HR Mistake No. 8 is… Training for training sake. We don’t start out with that premise; it just seems to happen that way.
We folks in Human Resources have great intentions. One of them is: “They” (the managers) just don’t know. If we just teach them, “they” will be better managers, better supervisors, better leaders, better coaches and be better at hiring, compensating, and employee relations.
So, we buy them books and send them to school and they still come back and do the same things they always did. Oh, maybe for a couple of days, they give it a try, but then it fades off after that. Isn’t that the way for most of us? Many times, I remember reading a self-help book and getting all excited about the new Ron to-be and then slipping back into my old habits again. Haven’t you gone to that Tony Robbins kind of seminar and done the same thing?

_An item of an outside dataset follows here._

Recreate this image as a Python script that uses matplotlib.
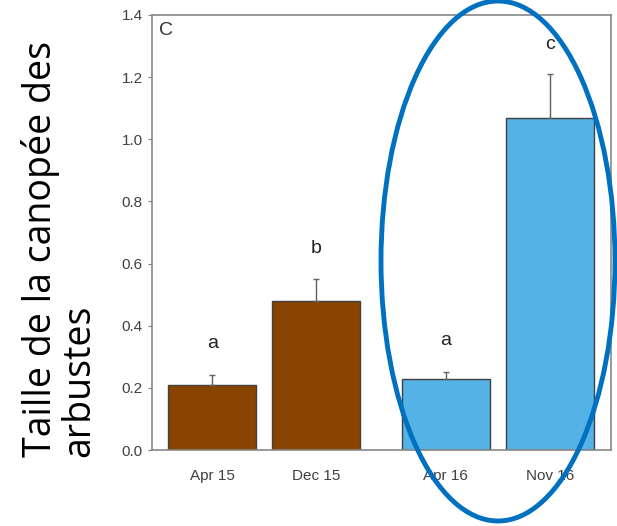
import matplotlib.pyplot as plt
from matplotlib.patches import Ellipse

# data
periods = ["Apr 15", "Dec 15", "Apr 16", "Nov 16"]
canopy = [0.21, 0.48, 0.23, 1.07]
errors = [0.03, 0.07, 0.02, 0.14]
letters = ["a", "b", "a", "c"]
letter_y = [0.344, 0.65, 0.354, 1.305]
positions = [0, 1, 2.25, 3.25]
colors = ["#884400", "#884400", "#55B2E7", "#55B2E7"]

W, H = 617, 526
fig = plt.figure(figsize=(W / 100, H / 100), dpi=100)
ax = fig.add_axes([152 / W, 1 - 450 / H, (611 - 152) / W, (450 - 15) / H])

ax.bar(positions, canopy, width=0.85, color=colors, edgecolor="#404040", linewidth=1)
ax.errorbar(positions, canopy, yerr=[[0] * 4, errors], fmt="none",
            ecolor="#606060", elinewidth=1, capsize=2, capthick=1)
for x, y, t in zip(positions, letter_y, letters):
    ax.text(x, y, t, ha="center", va="center", fontsize=14, color="#222222",
            family="Liberation Sans")

ax.set_xlim(-0.58, 3.84)
ax.set_ylim(0, 1.4)
ax.set_yticks([0.0, 0.2, 0.4, 0.6, 0.8, 1.0, 1.2, 1.4])
ax.set_yticklabels([f"{v:.1f}" for v in ax.get_yticks()])
ax.set_xticks(positions)
ax.set_xticklabels(periods)
ax.tick_params(axis="x", length=0, pad=14)
ax.tick_params(axis="y", length=3, direction="out", color="#808080")
for lab in ax.get_xticklabels() + ax.get_yticklabels():
    lab.set_family("Liberation Sans")
    lab.set_fontsize(11)
    lab.set_color("#404040")
for s in ax.spines.values():
    s.set_color("#888888")
    s.set_linewidth(1.2)

ax.text(0.015, 0.985, "C", transform=ax.transAxes, ha="left", va="top",
        fontsize=14, color="#333333", family="Liberation Sans")

fig.text(60 / W, 1 - 457 / H, "Taille de la canopée des\narbustes", rotation=90,
         ha="center", va="bottom", multialignment="left", fontsize=27,
         family="Open Sans", linespacing=1.0)

ell = Ellipse((498 / W, 1 - 261 / H), 234 / W, 520 / H, transform=fig.transFigure,
              fill=False, edgecolor="#0070C0", linewidth=3.5, clip_on=False)
fig.add_artist(ell)

fig.savefig("out.png", dpi=100)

American industry spends millions of dollars on management training and development every year and there is not much to show for it. So, what is the answer?
Training has to be one part of an overall system. If your managers go to your leadership workshop, the boss has to have the buy-in and be willing to stroke the new behavior. The new leadership competencies should be included in your Management Performance Appraisals. Follow-up needs to be done with the managers and the boss by HR. The CEO should be coached on walking the new walk and talking the talk. Constant reinforcement needs to be made.
We also need to be careful not to encourage outside seminars without previewing them ourselves. I’ve seen managers go off to workshops that didn’t fit our culture or our style of management. The result was even more counterproductive because the manager was punished if and when she exhibited the learned behaviors from the seminar.
I couldn’t agree more and it makes me so frustrated when organisations spend lots of money on a training intervention without thinking about what happens when the delegate returns to the work environment! You can learn about something on a training course but the real learning takes place back in the work environment. Having adequate support for individuals and also the buy in from the leaders are just as (if not more) important to embed the learning. ……’nuf said!
Chris
http://learn2develop.blogspot.com
Posted on 23. September 2008 at 03:33
I agree with both of you, for training to succeed employees need support when they return to the office. I once worked for an organization where the only follow up for a training course was having the employee write a “this is what I learned” essay they day they got back to the office. Nice follow up, right?
Posted on 23. September 2008 at 18:53
Marie,
That was good. The best practice I have seen is making the returning seminar-goer teach others what she learned.